Suite de notre billet : examinons maintenant les options stratégiques.
III Options stratégiques
De nombreux observateurs se placent encore dans la logique d’un monde bipolaire : à cette aune, il faudrait choisir entre les Etats-Unis et la Russie. Le deuxième choix serait facilité par deux raisons : d’une part, le désintérêt américain pour l’Europe, d’autre part, la nature plus admissible du régime russe (régime autoritaire mais non communiste). Il faudrait alors constituer un axe Paris-Moscou, le plus souvent enrichi en Paris-Berlin-Moscou, certains prônant un Paris-Berlin-Varsovie-Moscou.
Cependant, cette perspective paraît un peu illusoire. S’il est effectivement possible voire souhaitable de réfléchir à l’architecture de sécurité européenne qui tiendrait compte d’un certain rift transatlantique, cela n’entraîne pas automatiquement le déplacement vers un grand allié à l’Est. Tout d’abord, ce grand pays est beaucoup moins puissant qu’il le fût (le budget de défense russe est en 2012 comparable au budget de défense français). Surtout, rien ne dit qu’il veuille réellement se rapprocher des Européens, surtout si l’on examine les penchants du gouvernement actuel pour une doctrine eurasiatique, qui vise justement à redonner à la Russie la place d’une grande puissance autonome, capable de se mesurer aux autres grandes puissances. Accessoirement, les discours idéalistes européens s’accordent mal avec le froid réalisme de la Russie.
Là réside en effet la difficulté : pour se mettre en couple, il faut être deux. A supposer que les Européens (et la France au premier chef) veuillent se rapprocher des Russes, rien ne dit que ceux-ci, dans la configuration actuelle de la scène internationale, en manifestent le même désir.

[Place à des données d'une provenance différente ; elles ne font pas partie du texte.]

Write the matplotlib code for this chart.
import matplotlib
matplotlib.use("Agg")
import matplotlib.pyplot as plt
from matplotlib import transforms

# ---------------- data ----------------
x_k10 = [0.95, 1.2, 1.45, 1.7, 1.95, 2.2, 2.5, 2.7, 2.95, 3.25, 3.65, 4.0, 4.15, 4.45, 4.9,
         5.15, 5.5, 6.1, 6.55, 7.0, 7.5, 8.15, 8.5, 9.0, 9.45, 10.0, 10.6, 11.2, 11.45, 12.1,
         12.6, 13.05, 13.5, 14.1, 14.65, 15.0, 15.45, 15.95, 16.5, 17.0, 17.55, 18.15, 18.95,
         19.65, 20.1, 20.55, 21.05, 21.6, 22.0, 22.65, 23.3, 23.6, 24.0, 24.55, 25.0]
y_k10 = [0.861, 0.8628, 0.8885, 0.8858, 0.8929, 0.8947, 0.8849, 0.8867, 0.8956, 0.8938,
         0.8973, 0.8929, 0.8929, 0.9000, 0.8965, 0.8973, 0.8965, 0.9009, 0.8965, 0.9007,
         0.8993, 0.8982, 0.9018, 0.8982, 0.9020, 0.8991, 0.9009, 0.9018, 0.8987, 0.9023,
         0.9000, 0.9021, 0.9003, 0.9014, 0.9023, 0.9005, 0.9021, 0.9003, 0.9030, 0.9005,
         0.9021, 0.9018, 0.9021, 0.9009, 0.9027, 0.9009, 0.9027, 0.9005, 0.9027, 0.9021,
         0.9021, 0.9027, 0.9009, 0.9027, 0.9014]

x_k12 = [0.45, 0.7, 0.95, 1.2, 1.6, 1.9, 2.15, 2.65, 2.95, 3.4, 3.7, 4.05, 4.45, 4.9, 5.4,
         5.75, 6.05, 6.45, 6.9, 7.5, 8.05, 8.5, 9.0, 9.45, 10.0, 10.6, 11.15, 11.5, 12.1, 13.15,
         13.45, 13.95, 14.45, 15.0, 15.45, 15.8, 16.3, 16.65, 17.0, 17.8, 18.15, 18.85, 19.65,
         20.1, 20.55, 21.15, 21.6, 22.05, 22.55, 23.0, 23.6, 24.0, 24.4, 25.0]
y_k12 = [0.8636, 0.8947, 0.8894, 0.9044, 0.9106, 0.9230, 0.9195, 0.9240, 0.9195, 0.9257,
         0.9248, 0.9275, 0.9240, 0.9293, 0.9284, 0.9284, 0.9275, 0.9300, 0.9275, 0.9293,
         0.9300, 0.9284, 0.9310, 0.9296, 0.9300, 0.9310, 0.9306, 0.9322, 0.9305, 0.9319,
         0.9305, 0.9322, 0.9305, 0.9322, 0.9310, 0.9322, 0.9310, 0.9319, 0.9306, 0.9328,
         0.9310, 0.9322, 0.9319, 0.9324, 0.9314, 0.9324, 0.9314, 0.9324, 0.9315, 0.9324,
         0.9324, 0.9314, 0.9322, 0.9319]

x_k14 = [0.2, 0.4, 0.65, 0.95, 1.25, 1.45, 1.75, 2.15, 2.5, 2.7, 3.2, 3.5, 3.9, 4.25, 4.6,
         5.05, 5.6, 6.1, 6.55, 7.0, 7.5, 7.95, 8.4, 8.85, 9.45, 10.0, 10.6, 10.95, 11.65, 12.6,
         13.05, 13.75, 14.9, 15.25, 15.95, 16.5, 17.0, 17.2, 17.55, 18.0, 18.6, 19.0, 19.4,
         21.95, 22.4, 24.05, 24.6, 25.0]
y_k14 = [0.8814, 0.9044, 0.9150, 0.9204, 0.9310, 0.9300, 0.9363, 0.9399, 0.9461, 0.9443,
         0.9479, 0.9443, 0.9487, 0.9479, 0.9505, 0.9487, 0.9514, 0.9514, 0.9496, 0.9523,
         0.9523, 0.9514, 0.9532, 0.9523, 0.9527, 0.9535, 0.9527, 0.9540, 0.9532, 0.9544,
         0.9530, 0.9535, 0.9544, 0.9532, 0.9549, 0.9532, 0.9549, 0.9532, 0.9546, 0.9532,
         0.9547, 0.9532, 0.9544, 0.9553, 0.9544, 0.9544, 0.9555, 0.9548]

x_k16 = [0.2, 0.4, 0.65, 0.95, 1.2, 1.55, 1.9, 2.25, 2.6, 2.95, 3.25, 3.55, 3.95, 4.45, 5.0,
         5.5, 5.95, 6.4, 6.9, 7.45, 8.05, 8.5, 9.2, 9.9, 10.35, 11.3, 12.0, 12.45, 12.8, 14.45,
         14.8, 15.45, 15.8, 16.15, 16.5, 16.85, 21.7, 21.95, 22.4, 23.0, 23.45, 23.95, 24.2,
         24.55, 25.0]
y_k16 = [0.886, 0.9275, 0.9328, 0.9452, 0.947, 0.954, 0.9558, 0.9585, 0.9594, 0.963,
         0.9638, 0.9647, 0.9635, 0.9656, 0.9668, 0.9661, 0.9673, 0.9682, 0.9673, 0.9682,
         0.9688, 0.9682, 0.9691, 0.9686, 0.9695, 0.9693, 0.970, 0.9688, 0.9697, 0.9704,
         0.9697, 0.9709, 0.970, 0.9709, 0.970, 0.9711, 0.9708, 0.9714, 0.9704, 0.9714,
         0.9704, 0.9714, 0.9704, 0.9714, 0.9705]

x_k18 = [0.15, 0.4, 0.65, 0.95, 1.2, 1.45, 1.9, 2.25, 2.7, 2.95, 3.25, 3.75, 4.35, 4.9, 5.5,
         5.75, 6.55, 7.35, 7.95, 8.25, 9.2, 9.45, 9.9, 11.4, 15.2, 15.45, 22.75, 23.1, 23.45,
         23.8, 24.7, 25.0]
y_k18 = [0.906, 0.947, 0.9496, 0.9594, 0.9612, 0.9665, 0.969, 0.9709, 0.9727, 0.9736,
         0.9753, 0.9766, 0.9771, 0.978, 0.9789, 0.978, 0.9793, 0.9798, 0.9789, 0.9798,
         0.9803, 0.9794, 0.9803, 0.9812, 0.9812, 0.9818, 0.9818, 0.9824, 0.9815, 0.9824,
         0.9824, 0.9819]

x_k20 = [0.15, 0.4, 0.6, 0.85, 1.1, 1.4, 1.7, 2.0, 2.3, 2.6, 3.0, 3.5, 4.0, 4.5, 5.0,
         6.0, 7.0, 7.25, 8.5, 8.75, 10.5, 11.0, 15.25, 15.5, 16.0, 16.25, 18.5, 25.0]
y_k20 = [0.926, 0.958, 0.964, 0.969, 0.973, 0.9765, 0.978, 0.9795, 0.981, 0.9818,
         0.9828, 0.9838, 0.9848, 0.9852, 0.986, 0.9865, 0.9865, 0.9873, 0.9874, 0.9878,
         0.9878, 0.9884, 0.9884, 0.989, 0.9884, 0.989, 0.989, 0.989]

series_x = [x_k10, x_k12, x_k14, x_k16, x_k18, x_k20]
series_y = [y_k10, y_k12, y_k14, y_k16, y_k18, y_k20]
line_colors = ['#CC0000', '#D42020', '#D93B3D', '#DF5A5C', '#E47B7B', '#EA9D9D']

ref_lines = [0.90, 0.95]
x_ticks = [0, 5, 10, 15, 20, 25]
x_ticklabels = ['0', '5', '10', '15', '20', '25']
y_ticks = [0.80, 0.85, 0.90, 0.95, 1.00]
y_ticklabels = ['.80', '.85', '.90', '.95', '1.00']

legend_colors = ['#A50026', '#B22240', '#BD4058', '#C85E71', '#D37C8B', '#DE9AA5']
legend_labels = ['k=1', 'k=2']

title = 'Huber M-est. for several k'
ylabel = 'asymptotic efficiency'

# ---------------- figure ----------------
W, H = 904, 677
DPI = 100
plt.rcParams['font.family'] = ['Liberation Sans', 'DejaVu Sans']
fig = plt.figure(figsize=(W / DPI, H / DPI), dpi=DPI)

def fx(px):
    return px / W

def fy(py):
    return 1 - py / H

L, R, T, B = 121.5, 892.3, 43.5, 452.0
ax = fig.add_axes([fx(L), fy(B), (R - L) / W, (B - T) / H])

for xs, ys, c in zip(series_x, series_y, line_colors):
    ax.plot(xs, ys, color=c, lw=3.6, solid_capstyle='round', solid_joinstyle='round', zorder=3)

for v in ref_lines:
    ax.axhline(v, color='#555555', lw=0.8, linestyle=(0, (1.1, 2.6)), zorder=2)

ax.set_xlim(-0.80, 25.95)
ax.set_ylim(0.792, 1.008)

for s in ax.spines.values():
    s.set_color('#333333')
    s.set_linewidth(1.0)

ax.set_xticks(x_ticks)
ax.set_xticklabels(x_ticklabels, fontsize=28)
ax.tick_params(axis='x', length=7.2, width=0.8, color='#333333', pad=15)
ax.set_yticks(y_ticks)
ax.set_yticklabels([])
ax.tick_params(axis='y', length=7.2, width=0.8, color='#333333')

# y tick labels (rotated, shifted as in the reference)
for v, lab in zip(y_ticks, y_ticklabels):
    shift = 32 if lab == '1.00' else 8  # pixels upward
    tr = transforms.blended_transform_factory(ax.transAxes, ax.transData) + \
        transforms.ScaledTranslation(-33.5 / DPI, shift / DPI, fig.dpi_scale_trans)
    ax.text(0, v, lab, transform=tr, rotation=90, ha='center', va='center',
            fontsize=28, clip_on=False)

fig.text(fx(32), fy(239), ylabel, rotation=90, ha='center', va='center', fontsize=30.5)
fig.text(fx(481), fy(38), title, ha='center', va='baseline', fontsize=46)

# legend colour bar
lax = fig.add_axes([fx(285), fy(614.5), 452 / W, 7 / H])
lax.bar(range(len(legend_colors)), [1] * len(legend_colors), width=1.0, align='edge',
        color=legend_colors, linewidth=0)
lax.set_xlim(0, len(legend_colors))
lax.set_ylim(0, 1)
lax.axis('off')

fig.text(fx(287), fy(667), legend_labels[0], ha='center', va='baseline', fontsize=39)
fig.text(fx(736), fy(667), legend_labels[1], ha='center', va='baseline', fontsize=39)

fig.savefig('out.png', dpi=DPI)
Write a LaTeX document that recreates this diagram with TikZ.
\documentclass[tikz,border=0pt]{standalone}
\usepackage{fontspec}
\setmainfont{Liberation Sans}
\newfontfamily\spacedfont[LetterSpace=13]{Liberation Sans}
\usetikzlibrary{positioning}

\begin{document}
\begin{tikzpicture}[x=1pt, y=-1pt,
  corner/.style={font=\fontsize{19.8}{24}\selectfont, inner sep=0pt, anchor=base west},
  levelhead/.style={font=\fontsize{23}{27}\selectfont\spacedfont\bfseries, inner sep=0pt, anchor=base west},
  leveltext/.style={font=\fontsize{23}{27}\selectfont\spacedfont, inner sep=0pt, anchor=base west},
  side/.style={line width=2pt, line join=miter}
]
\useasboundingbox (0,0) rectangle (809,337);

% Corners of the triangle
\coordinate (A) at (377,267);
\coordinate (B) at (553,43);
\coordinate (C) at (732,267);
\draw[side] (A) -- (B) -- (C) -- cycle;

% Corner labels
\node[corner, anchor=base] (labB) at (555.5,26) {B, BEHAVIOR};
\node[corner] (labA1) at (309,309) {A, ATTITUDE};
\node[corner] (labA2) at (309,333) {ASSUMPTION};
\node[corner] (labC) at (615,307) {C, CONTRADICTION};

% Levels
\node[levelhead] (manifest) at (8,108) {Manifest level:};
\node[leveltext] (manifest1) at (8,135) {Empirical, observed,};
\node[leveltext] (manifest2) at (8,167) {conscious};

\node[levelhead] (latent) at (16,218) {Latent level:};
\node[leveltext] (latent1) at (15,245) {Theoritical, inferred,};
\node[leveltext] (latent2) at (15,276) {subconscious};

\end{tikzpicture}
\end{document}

Il faudrait dès lors se placer dans une optique réaliste. C’est d’ailleurs l’attitude partagée par la France et l’Allemagne, mais selon des modalités différentes :
- l’Allemagne choisit un réalisme économique, et ménage la Russie dans les affaires économiques, et notamment énergétiques (cf. la direction de Northstream par G. Schroeder). Toutefois, sa décision de sortir du nucléaire risque de la mettre en dépendance de Moscou, sous réserve que le marché du gaz ne soit pas bouleversé par l’énorme accroissement de production du gaz de schiste aux Etats-Unis.
- La France choisit un réalisme politique et militaire, n’hésitant pas à transiger en 2008 au moment de la guerre avec la Géorgie, ou en vendant des BBPC Mistral. Elle tolère dans les faits (à l’image de beaucoup d’Européens) les excès commis lors des opérations en Tchétchénie. Toutefois, on imagine mal un approfondissement des relations dans l’ordre militaire (même si Paris comme Moscou manifestent une grande réticence au projet de Défense antimissile balistique) ou politique (car il faudrait que Moscou accepte de partager des compétences au lieu de vouloir défendre un westphalisme des plus classiques).
Ainsi, un rapprochement franco-russe paraît aujourd’hui très théorique et peu opératoire. En revanche, des convergences tactiques et opportunistes sont possibles. De la Realpolitik, pas de la grande stratégie.